Justice KBJ is going to make it 'much harder' for SCOTUS to restrict voting rights: Constitution expert
Justices Sonia Sotomayor, Ketanji Brown Jackson, and Elana Kagan / Supreme Court photo

One of America's foremost Constitutional law experts praised new Justice Ketanji Brown Jackson on MSNBC on Wednesday evening for her powerful opening performance on the United States Supreme Court.

On "The Last Word," Lawrence O'Donnell interviewed Harvard Law's Laurence Tribe, who taught constitutional law for half a century and has argued dozens of cases before the U.S. Supreme Court.

O'Donnell asked Tribe about his impressions of Jackson's debut.

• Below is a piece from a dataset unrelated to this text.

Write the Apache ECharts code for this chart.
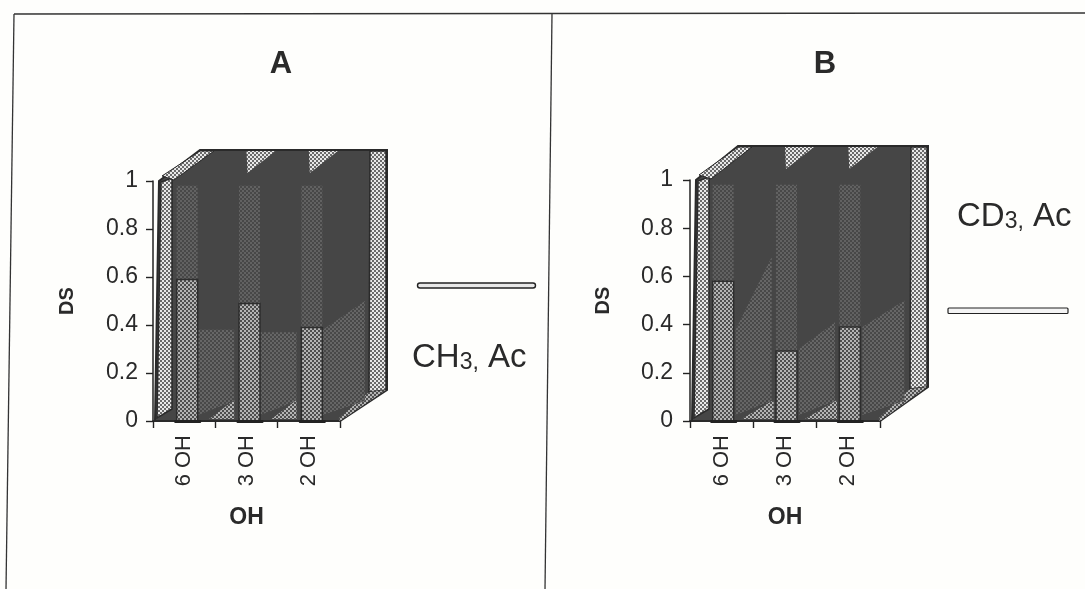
<!DOCTYPE html>
<html><head><meta charset="utf-8">
<style>html,body{margin:0;padding:0;background:#fefefc}#c{width:1085px;height:589px}</style>
<script src="https://cdn.jsdelivr.net/npm/echarts@6/dist/echarts.min.js"></script>
</head><body><div id="c"></div>
<script>
var categories = ['6 OH', '3 OH', '2 OH'];
var yTicks = [0, 0.2, 0.4, 0.6, 0.8, 1];
var frontA = [0.59, 0.49, 0.39];
var frontB = [0.58, 0.29, 0.39];
var backA = [0.98, 0.98, 0.98];
var backB = [0.98, 0.98, 0.98];
var midLowA = [0.38, 0.37, 0.38];
var midHighA = [0.38, 0.37, 0.5];
var midLowB = [0.38, 0.30, 0.39];
var midHighB = [0.68, 0.41, 0.5];

function dither(fg, bg, s) {
  var c = document.createElement('canvas');
  c.width = s * 2; c.height = s * 2;
  var g = c.getContext('2d');
  g.fillStyle = bg; g.fillRect(0, 0, s * 2, s * 2);
  g.fillStyle = fg;
  g.fillRect(0, 0, s, s);
  g.fillRect(s, s, s, s);
  return { image: c, repeat: 'repeat' };
}
var light = dither('#6a6a6a', '#e8e8e8', 2);
var barFill = dither('#4e4e4e', '#b4b4b4', 2);
var ghost = dither('#626262', '#484848', 2);
var mid = dither('#666666', '#484848', 2);
var dark = '#464646';

function frameSeries(i, dx, dy, low, high, fx0, fx1) {
  return {
    type: 'custom', xAxisIndex: i, yAxisIndex: i, silent: true, z: 1,
    data: [0], clip: false,
    renderItem: function (p, api) {
      var sz = api.size([1, 0]);
      var o = api.coord([0, 0]), t = api.coord([0, 1]);
      var w = sz[0] * 3;
      var x0 = o[0] - sz[0] / 2, x1 = x0 + w, y0 = o[1], y1 = t[1];
      var kids = [];
      function poly(pts, fill, extra) {
        kids.push({ type: 'polygon', shape: { points: pts }, style: Object.assign({ fill: fill, stroke: '#2a2a2a', lineWidth: 1 }, extra || {}) });
      }
      poly([[x0 + 2, y0], [x0 + 6, y1], [x0 + dx, y1 + dy], [x1 + dx, y1 + dy], [x1 + dx, y0 + dy], [x1, y0]], dark, { lineWidth: 2 });
      poly([[x0 + 4, y0 - 3], [x0 + 8, y1 + 1], [x0 + 19, y1 - 3], [x0 + 19, y0 - 12]], light, { lineWidth: 1.5 });
      poly([[x0 + 9, y1 - 5], [x0 + dx, y1 + dy + 1], [x0 + dx + 14, y1 + dy + 1], [x0 + 21, y1 - 1]], light);
      poly([[x1 + dx - 17, y1 + dy + 1], [x1 + dx - 1, y1 + dy + 1], [x1 + dx - 1, y0 + dy], [x1 + dx - 18, y0 + dy + 2]], light, { lineWidth: 1.5 });
      poly([[x1 - 2, y0 - 2], [x1 + dx - 18, y0 + dy + 2], [x1 + dx - 1, y0 + dy], [x1, y0]], barFill, { stroke: 'none' });
      for (var m = 0; m < 3; m++) {
        var c = api.coord([m, 0])[0];
        var yl = api.coord([m, low[m]])[1], yh = api.coord([m, high[m]])[1];
        var mr = m === 2 ? 56 : 50;
        poly([[c + 14, y0 - 6], [c + 14, yl], [c + mr, yh], [c + mr, y0 - 20]], mid, { stroke: 'none' });
        if (m < 2) {
          poly([[c + fx0, y0 - 2], [c + fx1, y0 - 21], [c + fx1, y0 - 2]], barFill, { stroke: 'none' });
        }
        if (m > 0) {
          poly([[c, y1 + dy + 1], [c + 29, y1 + dy + 1], [c + 1, y1 + dy + 23]], light, { stroke: 'none' });
        }
      }
      return { type: 'group', children: kids };
    }
  };
}
function barSeries(i, d, fill, z, solid, shift) {
  return {
    type: 'custom', xAxisIndex: i, yAxisIndex: i, silent: true, z: z, clip: false,
    data: d.map(function (v, k) { return [k, v]; }),
    renderItem: function (p, api) {
      var a = api.coord([api.value(0), api.value(1)]), b = api.coord([api.value(0), 0]);
      var kids = [{ type: 'rect', shape: { x: a[0] + shift - 10.5, y: a[1], width: 21, height: b[1] - a[1] },
        style: { fill: fill, stroke: solid ? '#2e2e2e' : 'none', lineWidth: 1.5 } }];
      if (solid) kids.push({ type: 'rect', shape: { x: a[0] + shift - 13, y: b[1] - 1, width: 27, height: 3, r: 1 }, style: { fill: '#222' } });
      return { type: 'group', children: kids };
    }
  };
}
var chart = echarts.init(document.getElementById('c'), null, { renderer: 'canvas' });
function xAxis(i) {
  return {
    gridIndex: i, type: 'category', data: categories, name: 'OH', nameLocation: 'middle', nameGap: 85,
    nameTextStyle: { fontFamily: 'Liberation Sans', fontWeight: 'bold', fontSize: 23, color: '#2a2a2a' },
    axisTick: { show: true, alignWithLabel: false, length: 7, lineStyle: { color: '#222', width: 1.4 } },
    axisLine: { onZero: false, lineStyle: { color: '#222', width: 1.5 } },
    axisLabel: { rotate: 90, margin: 14, fontFamily: 'Liberation Sans', fontSize: 22, color: '#2a2a2a' }
  };
}
function yAxis(i, gap, margin) {
  return {
    gridIndex: i, type: 'value', min: 0, max: 1, interval: 0.2, name: 'DS', nameLocation: 'middle', nameGap: gap,
    nameTextStyle: { fontFamily: 'Liberation Sans', fontWeight: 'bold', fontSize: 20, color: '#2a2a2a' },
    splitLine: { show: false },
    axisTick: { show: true, length: 7, lineStyle: { color: '#222', width: 1.4 } },
    axisLine: { show: true, lineStyle: { color: '#222', width: 1.5 } },
    axisLabel: { margin: margin, padding: [6, 0, 0, 0], fontFamily: 'Liberation Sans', fontSize: 23, color: '#2a2a2a',
      formatter: function (v) { return yTicks.indexOf(v) >= 0 ? String(v) : ''; } }
  };
}
function subLabel(x, y, a, b, c) {
  return { type: 'text', x: x, y: y, z: 10, style: {
    rich: { m: { fontSize: 33, fontFamily: 'Liberation Sans', fill: '#2a2a2a' }, s: { fontSize: 23, fontFamily: 'Liberation Sans', fill: '#2a2a2a', verticalAlign: 'bottom' } },
    text: '{m|' + a + '}{s|' + b + '}{m|' + c + '}' } };
}
function heading(t, x) {
  return { type: 'text', x: x, y: 64, z: 10, style: { text: t, align: 'center', verticalAlign: 'middle', fontFamily: 'Liberation Sans', fontWeight: 'bold', fontSize: 31, fill: '#2a2a2a' } };
}
function rule(pts) {
  return { type: 'polyline', z: 10, shape: { points: pts }, style: { stroke: '#333', lineWidth: 1.3, fill: 'none' } };
}
chart.setOption({
  animation: false,
  backgroundColor: '#fefefc',
  grid: [
    { left: 153, top: 181, width: 187, height: 240 },
    { left: 690, top: 180, width: 190, height: 241 }
  ],
  xAxis: [xAxis(0), xAxis(1)],
  yAxis: [yAxis(0, 76, 15), yAxis(1, 77, 17)],
  series: [
    frameSeries(0, 47, -31, midLowA, midHighA, 25, 50),
    barSeries(0, backA, ghost, 2, false, 3),
    barSeries(0, frontA, barFill, 3, true, 3),
    frameSeries(1, 48, -34, midLowB, midHighB, 20, 52),
    barSeries(1, backB, ghost, 2, false, 1.5),
    barSeries(1, frontB, barFill, 3, true, 1.5)
  ],
  graphic: [
    rule([[14, 14], [1085, 13]]),
    rule([[14, 14], [6, 589]]),
    rule([[552, 14], [545, 589]]),
    { type: 'rect', z: 10, shape: { x: 417.5, y: 283, width: 118, height: 5, r: 2.5 }, style: { fill: '#e8e8e8', stroke: '#222', lineWidth: 1.4 } },
    { type: 'rect', z: 10, shape: { x: 948, y: 308, width: 120, height: 5.5, r: 1 }, style: { fill: '#f4f4f4', stroke: '#222', lineWidth: 1.2 } },
    heading('A', 281),
    heading('B', 825),
    subLabel(412, 341, 'CH', '3,', ' Ac'),
    subLabel(957, 200, 'CD', '3,', ' Ac')
  ]
});
</script></body></html>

"Well, I was frankly really thrilled," Tribe replied. "I wasn't surprised because I've known her for years and thought she was really brilliant and articulate and historically sophisticated."

"But she used the opportunity of the oral arguments to conduct what is really a master class in the original meaning of the 14th Amendment," he explained. "You could just see her addressing the conservatives on the courts. You want originalism, she read them the original history."

"The 14th Amendment was not passed in order to make the Constitution color blind, but to provide a basis for legislative action that would take race into account in order to undo the lingering affects of slavery and racism," Tribe explained.

"She went to the absolute heart of the case," Tribe said. "And the way that or these oral arguments are conducted, in a modern court, the justices are really talking not so much to the lawyers, but to one another. She staked out her position, made it very powerful, and it's going to make it much harder for the court to do what I think is unfortunately predetermined to do and that is to still cut down even further the effective use of the voting rights act to undo racial gerrymandering."